What Makes Alphabet's AI Strategy Different From Meta's?
The key difference lies in what each company can do with its AI infrastructure. Alphabet, Microsoft, and Amazon all operate massive cloud businesses that serve enterprise customers. This means they can build AI tools, train them on their own infrastructure, and then sell access to those tools to businesses around the world. The revenue flows directly back to offset the enormous costs of building and maintaining the infrastructure.
Meta, meanwhile, is building AI infrastructure primarily to support its core advertising business and to develop future products like virtual reality experiences. The company hasn't announced a cloud business that would allow it to monetize AI infrastructure the way Alphabet does. This creates a timing problem: investors must wait longer to see whether Meta's AI spending will eventually drive profits through new products and services.
- Alphabet's Advantage: Google Cloud's 63% revenue growth demonstrates immediate monetization of AI investments through enterprise customers paying for cloud services and AI tools.
- Meta's Challenge: Without a cloud business, Meta must prove AI spending will eventually boost ad revenue or create entirely new revenue streams, a longer-term bet.
- Microsoft and Amazon's Position: Both companies, like Alphabet, have established cloud businesses that generate revenue from AI infrastructure, making their capex spending more immediately justifiable to investors.
Matt Britzman, an analyst at Hargreaves Lansdown, observed that the market's divergent reaction to AI spending plans signals something important about investor sentiment. "The market was less united on what to make of the spending plans, with investors still trying to balance the scale of the AI opportunity against the cash required to chase it," Britzman noted. "But the bigger takeaway is that this cycle is nowhere near cooling."
How to Evaluate Tech Companies' AI Spending Claims
If you're an investor or simply curious about which tech companies might win the AI race, here are key factors to consider when evaluating their AI spending announcements:
- Existing Revenue Streams: Does the company already have a business model that can monetize AI investments? Alphabet's cloud business, Microsoft's enterprise software, and Amazon's AWS all provide immediate revenue opportunities from AI tools and infrastructure.
- Capital Expenditure Justification: Does the company clearly explain how its AI spending will generate returns? Alphabet pointed to strong cloud revenue growth; Meta is still building the case for future returns.
- Competitive Positioning: Does the company have advantages in silicon supply, model diversity, or enterprise relationships that competitors lack? These factors determine whether AI spending translates into sustainable competitive advantages.
- Timeline to Profitability: How long will investors need to wait before seeing returns on AI capex? Shorter timelines tend to be rewarded more favorably by markets.
The April stock movements also reflect a broader reality about the AI market. Alphabet's 34% monthly gain, its best performance since October 2004 when Google first went public, suggests that investors are willing to reward companies that can demonstrate both massive AI ambition and near-term revenue generation.
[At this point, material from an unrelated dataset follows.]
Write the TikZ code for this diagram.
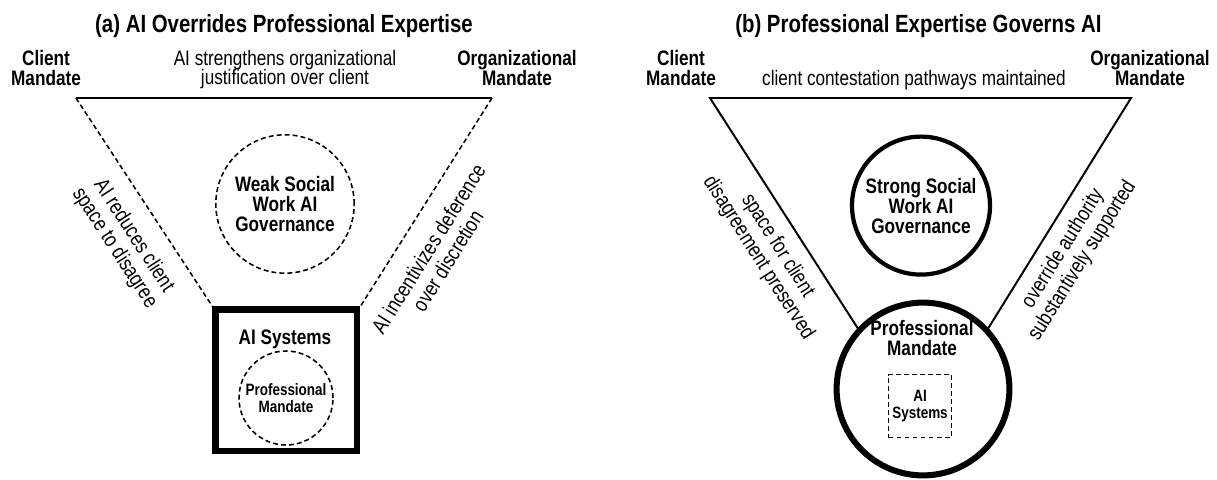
\documentclass[tikz,border=0pt]{standalone}
\usepackage{fontspec}
\setmainfont{Liberation Sans}[FakeStretch=0.82]
\usetikzlibrary{positioning,calc,shapes.geometric}

\newcommand{\lblfont}{\fontsize{14.9}{14.2}\selectfont}
\newcommand{\rotfont}{\fontsize{15.2}{16.2}\selectfont}
\newcommand{\ttlfont}{\fontsize{17.7}{20}\selectfont}
\newcommand{\smlfont}{\fontsize{11.7}{12.4}\selectfont}

\tikzset{
    lbl/.style={font=\lblfont, align=center, inner sep=0pt},
    rot/.style={lbl, font=\rotfont},
    head/.style={lbl, font=\lblfont\bfseries},
    ttl/.style={font=\ttlfont\bfseries, inner sep=0pt},
    sml/.style={font=\smlfont\bfseries, align=center, inner sep=0pt},
    dsh/.style={line width=1.1pt, dash pattern=on 3.5pt off 2.2pt},
}

\begin{document}
\begin{tikzpicture}

    \useasboundingbox (0,0) rectangle (30.425,-11.975);

    % --- (a) triangle corners ---
                \coordinate (Ca) at (1.9,-2.45);    % client corner
                \coordinate (Oa) at (12.3,-2.45);   % organizational corner

    % --- (a) shapes ---
                \node[ttl] (ta) at (7.1,-0.64) {(a) AI Overrides Professional Expertise};
                \node[draw, line width=4.6pt, minimum size=3.54cm, inner sep=0pt] (sysA) at (7.16,-9.51) {};
                \node[head] (sysAl) at (7.125,-8.475) {AI Systems};
                \node[circle, draw, dsh, minimum size=2.35cm, sml] (pmA) at (7.15,-9.95) {Professional\\Mandate};
                \node[circle, draw, dsh, minimum size=3.46cm, head] (govA) at (7.125,-5.1) {Weak Social\\Work AI\\Governance};

    % --- (a) sides ---
                \draw[line width=1.6pt] (Ca) -- (Oa);
                \draw[dsh] (Ca) -- (sysA.north west);
                \draw[dsh] (Oa) -- (sysA.north east);

    % --- (a) labels ---
                \node[head] (cmA) at (1.15,-1.70) {Client\\Mandate};
                \node[lbl] (jA) at (7.125,-1.74) {AI strengthens organizational\\justification over client};
                \node[head] (omA) at (12.925,-1.70) {Organizational\\Mandate};
                \node[rot, rotate=-57] (lA) at (3.1,-6.05) {AI reduces client\\space to disagree};
                \node[rot, rotate=58] (rA) at (10.95,-6.37) {AI incentivizes deference\\over discretion};

    % --- (b) triangle corners ---
                \coordinate (Cb) at (17.75,-2.45);
                \coordinate (Ob) at (28.275,-2.45);

    % --- (b) shapes ---
                \node[ttl] (tb) at (22.96,-0.64) {(b) Professional Expertise Governs AI};
                \node[circle, draw, line width=3pt, minimum size=3.45cm, head] (govB) at (23.025,-5.14) {Strong Social\\Work AI\\Governance};
                \node[circle, draw, line width=4.3pt, minimum size=4.32cm] (pmB) at (23.075,-9.725) {};
                \node[head] (pmBl) at (23.05,-8.46) {Professional\\Mandate};
                \node[draw, dsh, minimum size=1.575cm, sml] (sysB) at (23.0,-10.15) {AI\\Systems};

    % --- (b) sides ---
                \draw[line width=1.4pt] (pmB.137) -- (Cb) -- (Ob) -- (pmB.43);

    % --- (b) labels ---
                \node[head] (cmB) at (17.025,-1.70) {Client\\Mandate};
                \node[lbl] (jB) at (22.85,-1.99) {client contestation pathways maintained};
                \node[head] (omB) at (28.75,-1.70) {Organizational\\Mandate};
                \node[rot, rotate=-57.5] (lB) at (19.2,-6.3) {space for client\\disagreement preserved};
                \node[rot, rotate=58] (rB) at (26.82,-6.37) {override authority\\substantively supported};

\end{tikzpicture}
\end{document}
Meta's 9% plunge, meanwhile, signals that investor patience for "build now, monetize later" strategies has limits, even for companies with strong fundamentals.
Both companies are betting heavily on AI, but the market is making a clear distinction: it prefers companies that can show AI is already generating revenue today, not just promising returns tomorrow. For Sundar Pichai and Alphabet, that distinction just proved worth tens of billions of dollars in market value.